I’ll tell you what he might have been thinking. He might have been thinking that at 52 his fuel light was blinking, and time for him was running out. Not so much the length of time, rather the quality of it, and that motorcycle was calling his name, and he knew that he had a few good runs left, but they were not infinite, and someday soon the desire to saddle up, hear the roar of the engine, and let it rip would dwindle, sputter, and die, and never again would he ride.
“Oh yeah, life goes on, long after the thrill of living is gone.”
John Mellancamp may have had a point. I don’t know, because I don’t know what he was thinking when he wrote those words.

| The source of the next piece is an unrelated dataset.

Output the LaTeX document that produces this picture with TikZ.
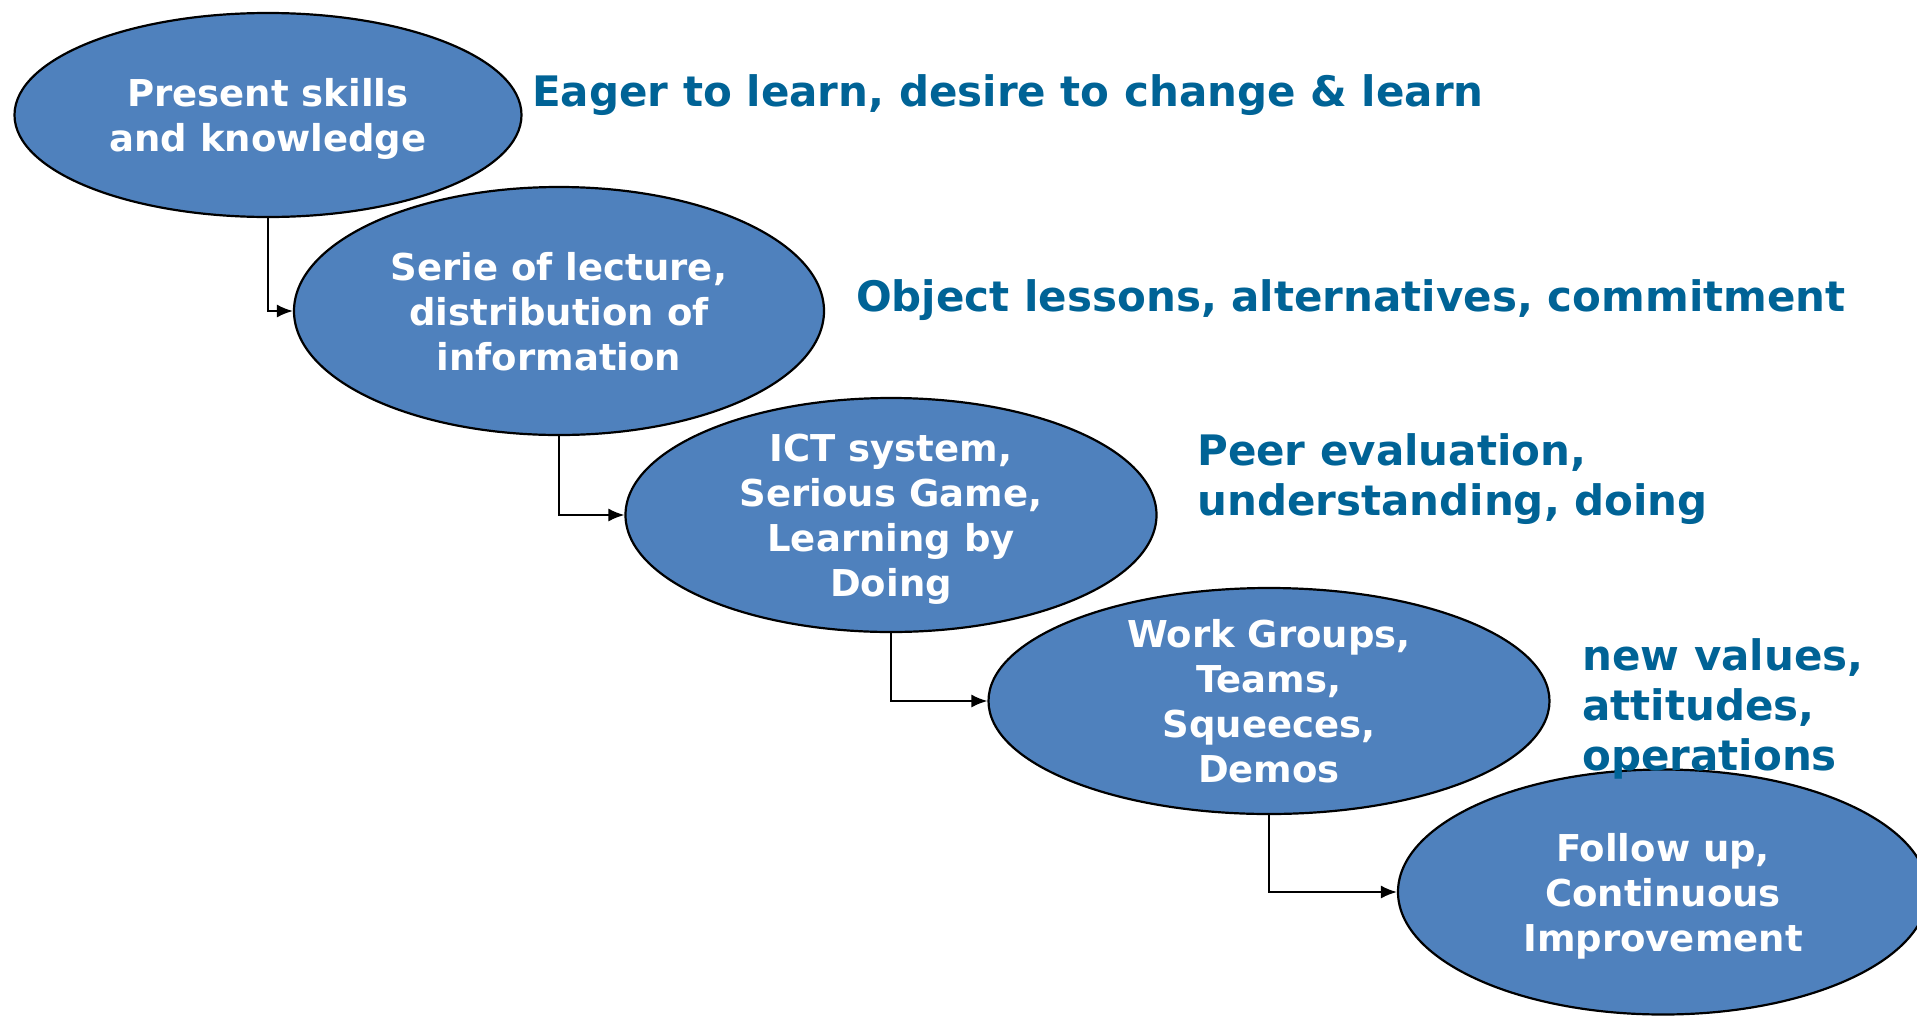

I’ll tell you what John might have been thinking, though. He might have been thinking that he has the power to reach a lot of people, and by using a song’s lyrics get them engaged in their life as it progresses, and embrace each moment while letting the past go, and have peace with the memories of youth, and use those memories as the basis of wisdom, and try not to recapture those moments when anything was possible and you were going to live forever–instead keep on living, and keep on enjoying the gifts that come our way, appreciate the ride, know that the peaks and valleys level out as the ride goes on, and the thrill of the throttle wide open can be just as gratifying when at half tilt.
Maybe then the motorbike in the driveway and the thought of opening it up won’t be as tempting, and the impulse to let it all go with the abandon of youth long past won’t be your last.
Hey, wait a minute! Who am I writing about here?
I’m still a firefighter and always will be. Nobody can ever take that away. Not even me.